Alors, quand selon notre tempérament, nous serions tentés de rajouter encore des préceptes pour préciser le grand commandement dans ses deux faces ou d’enlever ce qui nous paraitrait inutile, plus au goût du jour, la seule question à nous poser est celle-là : est-ce que ce que je vais enlever ou ce que je vais rajouter me permettra d’aimer mieux ? Si c’est le cas, pas de problème, c’est une inspiration de l’Esprit-Saint, si ce n’est pas le cas, c’est une suggestion du mauvais esprit comme l’appelait St Ignace de Loyola. Dans l’Evangile, c’est d’ailleurs à cet examen de conscience que Jésus invite les pharisiens, eux qui avaient rajouté sans cesse de nouveaux préceptes aux préceptes encadrant le grand commandement.

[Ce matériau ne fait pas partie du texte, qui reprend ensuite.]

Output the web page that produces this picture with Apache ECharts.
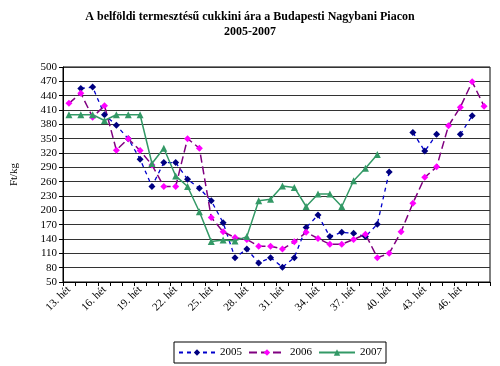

Et ce n’est pas un hasard si la polémique a été lancée par le fait que les apôtres ne se lavaient pas les mains avant de manger. En fait, comme toute personne bien élevée, ils devaient se laver les mains avant de manger, mais sans doute pas assez pour montrer qu’ils le faisaient selon le rituel très codifié. En effet, très vite s’était posée la question : il faut se laver les mains en récitant des prières, mais où s’arrêtent les mains ? Les rabbis en avaient conclu que pour être sûr de ne pas en faire trop peu, il fallait aller jusqu’aux coudes, mais alors des polémiques sont nées entre ceux qui disaient que le coude était compris et ceux qui pensaient qu’on pouvait s’arrêter avant le coude ! Et voilà à quoi passaient leur temps ces rabbis dans les différentes écoles ! On comprend que Jésus ait voulu mettre un terme à tout cela en invitant à un grand examen de conscience : est-ce que vous vous préoccupez de savoir si ce que vous préconisez va vous aider à aimer mieux ?
Puissions-nous, nous aussi, retenir la leçon, ce qui nous éviterait bien des discussions polémiques et stériles ! Et, puisque, selon les paroles de Jésus, c’est du dedans que vient tout ce qui dénature l’amour, demandons-lui qu’en le recevant, il purifie tout ce qui est à purifier en nous et qu’il emplisse notre être le plus profond de son amour afin que nous puissions le rayonner tout au long de cette semaine.